Thai kitchen abounds in traps! Sometimes red, sometimes green, the small peppers are hidden everywhere and appear in the most unexpected places, even penetrating the apparent sweetness of certain desserts.

« Vegetable-spices », these condiments are so perfectly integrated in several Asian kitchens that their South American origin comes as an amazement. The flow of exchanges fostered during the century of the famous explorers, some 500 years ago brought them to this continent.

Chillies have a near to neutral taste. The strong sensations linked to their consumption are produced by an intense signal on the pain sensors located in the mouth and throat, simulating for example the swallowing of a too hot coffee.

The culprit of this « apparent » burnings is the capsicum oil contained in the flesh and seeds of the peppers. Not very soluble in water it binds with the sensors and resist the washing with drinks usually available to consumers. The casein of a glass of milk or yoghurt would be a good detergent. Without this available, a piece of bread or a spoonful of rice is of some help.

Peppers are found in various forms in the different Asian kitchens. Usually fresh, in powder or incorporated in a sauce (nam preek) in Thailand, they are a component of Sambal  in Indonesia, Sichuan chili paste in China, kochujang in Korea and tuong ot toi in Vietnam.
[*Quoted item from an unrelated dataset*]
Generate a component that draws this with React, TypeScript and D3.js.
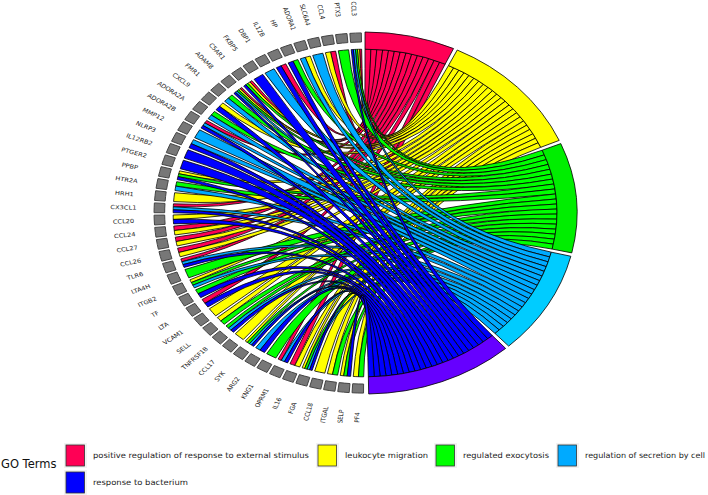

iThe feeling of pain produced by peppers has also positive effects. The brain reacts by producing endorphin, generating a sense of pleasure. Once the practice is acquired, eating hot meals becomes addictive. Consumption of chillies brings many other benefits linked to their content in vitamins and the therapeutic effects of capsicum.

Thai « Singha » beer, popular with travellers, can be replaced with a glass of milk to accompany spicy dishes. Instead of this, one might prefer to indulge in the « attaching » warmth of hot Asian meals.